Christopher Foulkes started drinking wine at a rather early age and writing about it in the 1970s, but it is his role as a publisher in the world of wine books that has perhaps brought him the greatest recognition in the industry today. Having published over 40 wine books worldwide, he is certainly one of the most experienced in the field. Amanda Barnes interviews him about his experience in the industry and his waterborne passions. Christopher has recently rejoined the Circle, and was previously a Committee member three times and Chairman of the Circle from 1990-92. Welcome back Chris.

 

What’s your earliest memory in wine?

That would be a white with dinner at a hotel in Freiburg, in Baden, southwestern Germany, when I was 12. It was fresh, bright and dry, yet fruity. You could drink it forever – a bad plan at any time, especially at the age of 12. Sadly, I didn’t take note of what it was.

What brought you into the world of publishing wine books?

Back in the late 1970s, I started writing a wine column for the group of London weekly papers I edited. I escaped from journalism into publishing when Mitchell Beazley hired me to run a team creating illustrated books. I kept my wine column going on the side, and gave Hugh Johnson a bit of help with the annual Pocket Wine Book. Soon, I found myself running the wine book department, a job I held for 11 years, over which time we created more than 40 books that sold worldwide.
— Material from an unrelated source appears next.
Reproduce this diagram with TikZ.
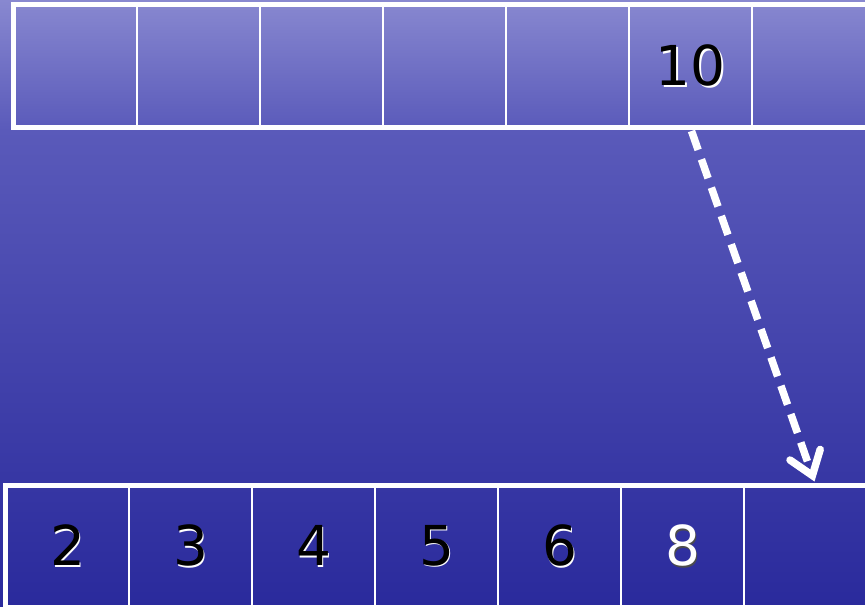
\documentclass[tikz,border=0pt]{standalone}
\usepackage{fontspec}
\setmainfont{DejaVu Sans}
\usetikzlibrary{calc,positioning,arrows.meta}

% colours of the water
\definecolor{watertop}{RGB}{136,136,208}
\definecolor{waterrow}{RGB}{90,90,186}
\definecolor{watermid}{RGB}{60,60,170}
\definecolor{waterlow}{RGB}{42,42,156}

% digit with a small drop shadow behind it
\newcommand{\shadowdigit}[3]{%
  \rlap{\kern1.6pt\raisebox{-1.6pt}{\textcolor{#2}{#3}}}\textcolor{#1}{#3}}

\tikzset{
  cell/.style={draw=white, line width=2pt, minimum width=123pt, inner sep=0pt,
    font=\fontsize{55}{55}\selectfont},
  rowframe/.style={draw=white, line width=5pt},
  moveline/.style={draw=white, line width=7.5pt, dash pattern=on 20pt off 10pt,
    -{Straight Barb[length=22pt,width=32pt,line cap=round]}},
}

\begin{document}
\begin{tikzpicture}[x=1pt,y=1pt]
        \useasboundingbox (0,0) rectangle (865,606);
        \clip (0,0) rectangle (865,606);

        % water in the background
        \shade[top color=watertop, bottom color=waterrow] (0,476) rectangle (865,606);
        \shade[top color=waterrow, middle color=watermid, bottom color=waterlow] (-1,0) rectangle (866,476.5);

        % upper row
        \foreach \i/\num in {1/, 2/, 3/, 4/, 5/, 6/10, 7/} {
            \node[cell, minimum height=121pt] (top\i) at ({14+123*(\i-0.5)}, 539.5) {\shadowdigit{black}{white}{\num}};
        }
        \draw[rowframe] (top1.north west) rectangle (top7.south east);

        % lower row
        \foreach \i/\num/\fg/\bg in {1/2/black/white, 2/3/black/white, 3/4/black/white, 4/5/black/white, 5/6/black/white, 6/8/white/black!70, 7//black/white} {
            \node[cell, minimum height=119.5pt] (bot\i) at ({6+123*(\i-0.5)}, 59.75) {\shadowdigit{\fg}{\bg}{\num}};
        }
        \draw[rowframe] (bot1.north west) rectangle (bot7.south east);

        % the 10 drops into the free place
        \coordinate (drop) at ($(bot7.north)+(9,4)$);
        \draw[moveline] ($(top6.south)+(1,-3)$) -- (drop);
    \end{tikzpicture}
\end{document}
What do you think are the greatest challenges in the world of wine books today?

The same as ever: wine books cost a lot to create, if they are going to be any good, and go out of date quickly. As well as talented and expert authors, you need top editors and designers, and maps, and other images – it all costs more than most publishers are used to spending.

And some of the greatest opportunities?

Get it right, and you tap into a seemingly limitless thirst for expert judgment, detail and knowledge. Wine geeks are everywhere: our latest book is selling, in bulk, from Taiwan to Iceland. This international dimension allows us to cover the heavy up-front costs. And you need to be entrepreneurial, to go out and find the readers, often through new channels.

What other markets or niches are you exploring for wine book publishing?

Ebooks are enormous fun to create: we turned Inside Burgundy into interactive eBooks on the Apple platform, and we reckon there’s much more to explore in this format. Finally, we can break free of the flat piece of paper and do things like zooming into maps and embedding video.

Then, there are translations. At Mitchell Beazley, our wine books went into a dozen languages, and I’d love to see Chinese editions of our current titles, really well done by people who understand the subject. I’d very much like to connect with other publishers and writers to see if we can build shared knowledge. Looking back, it took a decade to get wine literature into Japanese – the late Michael Broadbent worked with an expert translator in Japan to devise a vocabulary of tasting terms from scratch. I feel we need a similar effort for China, and I am quite clear it must be a collaboration – no one publisher can hope to manage it.

When you aren’t working on wine literature, what do you most enjoy doing?

Messing about with, and occasionally sailing, our elderly wooden boat. We – my partner Carrie Segrave and I – find that when sailing, you are far too absorbed to think about work.